### SOURCE EXCERPT
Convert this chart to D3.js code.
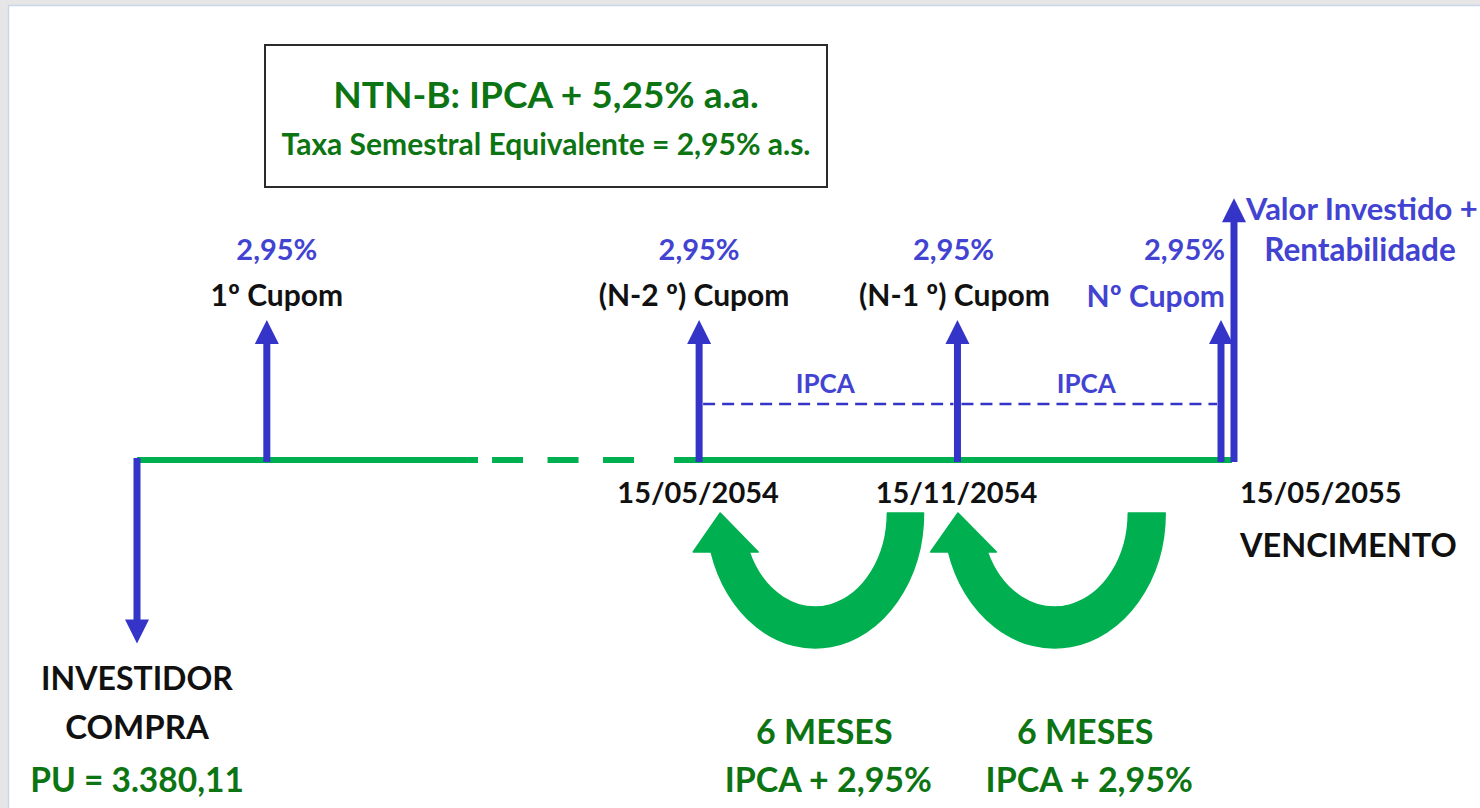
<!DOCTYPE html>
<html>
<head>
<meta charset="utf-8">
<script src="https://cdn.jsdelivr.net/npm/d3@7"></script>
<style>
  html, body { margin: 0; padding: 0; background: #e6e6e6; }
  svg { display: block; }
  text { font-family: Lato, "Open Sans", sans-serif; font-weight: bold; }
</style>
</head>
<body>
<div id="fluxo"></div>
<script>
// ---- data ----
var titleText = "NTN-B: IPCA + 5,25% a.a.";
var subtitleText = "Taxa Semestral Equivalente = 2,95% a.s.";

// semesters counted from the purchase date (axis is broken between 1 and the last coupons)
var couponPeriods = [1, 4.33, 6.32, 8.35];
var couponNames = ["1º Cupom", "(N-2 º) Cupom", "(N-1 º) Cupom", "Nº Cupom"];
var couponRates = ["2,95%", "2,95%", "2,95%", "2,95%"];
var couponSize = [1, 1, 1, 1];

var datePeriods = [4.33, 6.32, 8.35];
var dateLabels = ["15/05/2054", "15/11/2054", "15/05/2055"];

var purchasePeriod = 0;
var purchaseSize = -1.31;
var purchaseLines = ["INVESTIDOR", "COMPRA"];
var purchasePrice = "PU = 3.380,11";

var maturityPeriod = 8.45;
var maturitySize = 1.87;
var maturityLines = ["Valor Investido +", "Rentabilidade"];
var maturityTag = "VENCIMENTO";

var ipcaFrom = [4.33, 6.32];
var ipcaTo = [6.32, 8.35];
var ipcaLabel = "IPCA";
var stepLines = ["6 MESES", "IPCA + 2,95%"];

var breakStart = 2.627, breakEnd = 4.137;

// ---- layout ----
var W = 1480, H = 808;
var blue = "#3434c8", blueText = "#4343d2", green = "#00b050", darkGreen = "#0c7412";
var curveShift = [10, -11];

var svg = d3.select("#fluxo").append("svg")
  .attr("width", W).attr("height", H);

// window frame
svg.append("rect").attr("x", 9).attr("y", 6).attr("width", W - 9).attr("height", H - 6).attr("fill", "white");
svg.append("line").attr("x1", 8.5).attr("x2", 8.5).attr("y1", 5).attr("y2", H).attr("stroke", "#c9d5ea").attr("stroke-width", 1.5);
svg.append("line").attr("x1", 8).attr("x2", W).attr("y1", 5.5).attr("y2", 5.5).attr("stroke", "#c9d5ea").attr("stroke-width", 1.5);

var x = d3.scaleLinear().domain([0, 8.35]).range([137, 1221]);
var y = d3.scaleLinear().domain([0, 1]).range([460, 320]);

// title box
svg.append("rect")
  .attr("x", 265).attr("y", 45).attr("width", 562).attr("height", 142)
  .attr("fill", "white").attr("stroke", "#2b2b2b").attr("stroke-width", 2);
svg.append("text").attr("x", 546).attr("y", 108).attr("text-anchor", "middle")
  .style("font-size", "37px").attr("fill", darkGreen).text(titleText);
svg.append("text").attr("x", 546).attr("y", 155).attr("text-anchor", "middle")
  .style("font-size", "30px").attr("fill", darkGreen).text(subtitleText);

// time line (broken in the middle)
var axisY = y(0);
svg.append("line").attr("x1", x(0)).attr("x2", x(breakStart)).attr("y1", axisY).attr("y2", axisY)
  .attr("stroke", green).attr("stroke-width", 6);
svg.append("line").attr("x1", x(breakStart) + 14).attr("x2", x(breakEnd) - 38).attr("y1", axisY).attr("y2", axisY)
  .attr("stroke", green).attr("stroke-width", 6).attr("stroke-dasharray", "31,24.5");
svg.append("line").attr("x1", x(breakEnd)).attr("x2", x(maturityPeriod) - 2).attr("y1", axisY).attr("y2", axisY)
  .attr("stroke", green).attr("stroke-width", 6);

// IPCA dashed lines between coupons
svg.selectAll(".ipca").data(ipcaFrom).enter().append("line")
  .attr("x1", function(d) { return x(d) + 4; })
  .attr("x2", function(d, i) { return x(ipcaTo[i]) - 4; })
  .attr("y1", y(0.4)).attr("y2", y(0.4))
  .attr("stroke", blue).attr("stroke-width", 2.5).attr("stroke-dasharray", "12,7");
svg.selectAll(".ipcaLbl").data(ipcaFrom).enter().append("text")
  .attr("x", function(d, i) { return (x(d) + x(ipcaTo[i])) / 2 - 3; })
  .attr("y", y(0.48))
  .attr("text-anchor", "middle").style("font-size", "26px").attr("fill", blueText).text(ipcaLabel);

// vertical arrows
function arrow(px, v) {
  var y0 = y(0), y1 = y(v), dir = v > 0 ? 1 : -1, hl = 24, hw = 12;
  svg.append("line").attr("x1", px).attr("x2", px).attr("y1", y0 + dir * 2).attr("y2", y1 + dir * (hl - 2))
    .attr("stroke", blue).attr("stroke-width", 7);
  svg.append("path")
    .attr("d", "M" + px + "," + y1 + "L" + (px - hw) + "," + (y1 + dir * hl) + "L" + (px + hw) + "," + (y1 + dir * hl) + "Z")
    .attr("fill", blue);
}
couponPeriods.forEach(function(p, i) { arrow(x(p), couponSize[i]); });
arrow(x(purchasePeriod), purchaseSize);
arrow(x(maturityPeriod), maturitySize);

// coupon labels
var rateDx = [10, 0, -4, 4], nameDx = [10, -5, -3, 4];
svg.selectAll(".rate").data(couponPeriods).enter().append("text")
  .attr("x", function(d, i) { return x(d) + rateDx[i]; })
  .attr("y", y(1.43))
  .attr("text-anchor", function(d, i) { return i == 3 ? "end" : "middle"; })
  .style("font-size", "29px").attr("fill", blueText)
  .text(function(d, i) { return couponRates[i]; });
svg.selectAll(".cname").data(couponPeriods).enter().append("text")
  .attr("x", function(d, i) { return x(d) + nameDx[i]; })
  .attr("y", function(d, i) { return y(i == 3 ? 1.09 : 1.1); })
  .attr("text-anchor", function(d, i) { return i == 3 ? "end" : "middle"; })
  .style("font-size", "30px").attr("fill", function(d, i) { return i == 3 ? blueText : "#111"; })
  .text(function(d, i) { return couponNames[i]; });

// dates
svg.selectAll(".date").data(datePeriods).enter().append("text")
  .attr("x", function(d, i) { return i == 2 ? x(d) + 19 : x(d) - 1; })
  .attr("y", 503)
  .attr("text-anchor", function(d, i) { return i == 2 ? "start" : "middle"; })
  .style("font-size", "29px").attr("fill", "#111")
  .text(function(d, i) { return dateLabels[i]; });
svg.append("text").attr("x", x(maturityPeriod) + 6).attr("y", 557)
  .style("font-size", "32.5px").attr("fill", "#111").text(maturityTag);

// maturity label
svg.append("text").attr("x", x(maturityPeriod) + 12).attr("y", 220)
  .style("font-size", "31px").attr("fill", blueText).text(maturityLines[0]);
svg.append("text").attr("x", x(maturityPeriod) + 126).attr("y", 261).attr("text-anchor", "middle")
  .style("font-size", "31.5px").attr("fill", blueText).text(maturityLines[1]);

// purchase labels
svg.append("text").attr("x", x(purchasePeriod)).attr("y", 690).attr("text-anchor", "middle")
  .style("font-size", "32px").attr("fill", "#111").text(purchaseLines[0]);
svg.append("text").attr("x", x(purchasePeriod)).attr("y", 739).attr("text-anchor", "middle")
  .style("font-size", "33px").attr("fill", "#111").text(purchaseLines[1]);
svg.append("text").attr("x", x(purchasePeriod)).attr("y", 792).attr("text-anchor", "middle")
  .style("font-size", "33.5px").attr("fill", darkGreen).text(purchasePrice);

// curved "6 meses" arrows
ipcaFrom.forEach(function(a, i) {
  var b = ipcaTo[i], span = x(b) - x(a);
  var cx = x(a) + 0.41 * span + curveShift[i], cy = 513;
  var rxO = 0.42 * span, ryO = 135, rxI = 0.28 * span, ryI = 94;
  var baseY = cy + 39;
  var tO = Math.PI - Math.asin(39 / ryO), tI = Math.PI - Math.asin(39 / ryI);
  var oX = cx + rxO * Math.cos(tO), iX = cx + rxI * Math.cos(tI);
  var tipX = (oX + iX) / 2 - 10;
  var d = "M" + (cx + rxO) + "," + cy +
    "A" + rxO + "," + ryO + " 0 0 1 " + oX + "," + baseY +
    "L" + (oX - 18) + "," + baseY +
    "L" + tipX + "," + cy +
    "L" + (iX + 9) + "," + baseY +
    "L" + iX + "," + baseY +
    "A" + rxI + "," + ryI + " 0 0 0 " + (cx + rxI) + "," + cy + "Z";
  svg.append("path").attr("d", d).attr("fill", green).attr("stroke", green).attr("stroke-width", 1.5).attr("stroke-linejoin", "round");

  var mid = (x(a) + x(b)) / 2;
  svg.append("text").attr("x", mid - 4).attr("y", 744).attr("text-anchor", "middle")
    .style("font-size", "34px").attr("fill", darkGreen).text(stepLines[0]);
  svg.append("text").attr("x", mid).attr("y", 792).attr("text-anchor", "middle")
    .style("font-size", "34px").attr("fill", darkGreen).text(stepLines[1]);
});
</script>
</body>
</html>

### SET EXERCISE
From the first line above through the line containing "Equivalente = 2,95%", copy everything exactly, without the pictures.

### EXPECTED ANSWER
Convert this chart to D3.js code.
<!DOCTYPE html>
<html>
<head>
<meta charset="utf-8">
<script src="https://cdn.jsdelivr.net/npm/d3@7"></script>
<style>
  html, body { margin: 0; padding: 0; background: #e6e6e6; }
  svg { display: block; }
  text { font-family: Lato, "Open Sans", sans-serif; font-weight: bold; }
</style>
</head>
<body>
<div id="fluxo"></div>
<script>
// ---- data ----
var titleText = "NTN-B: IPCA + 5,25% a.a.";
var subtitleText = "Taxa Semestral Equivalente = 2,95% a.s.";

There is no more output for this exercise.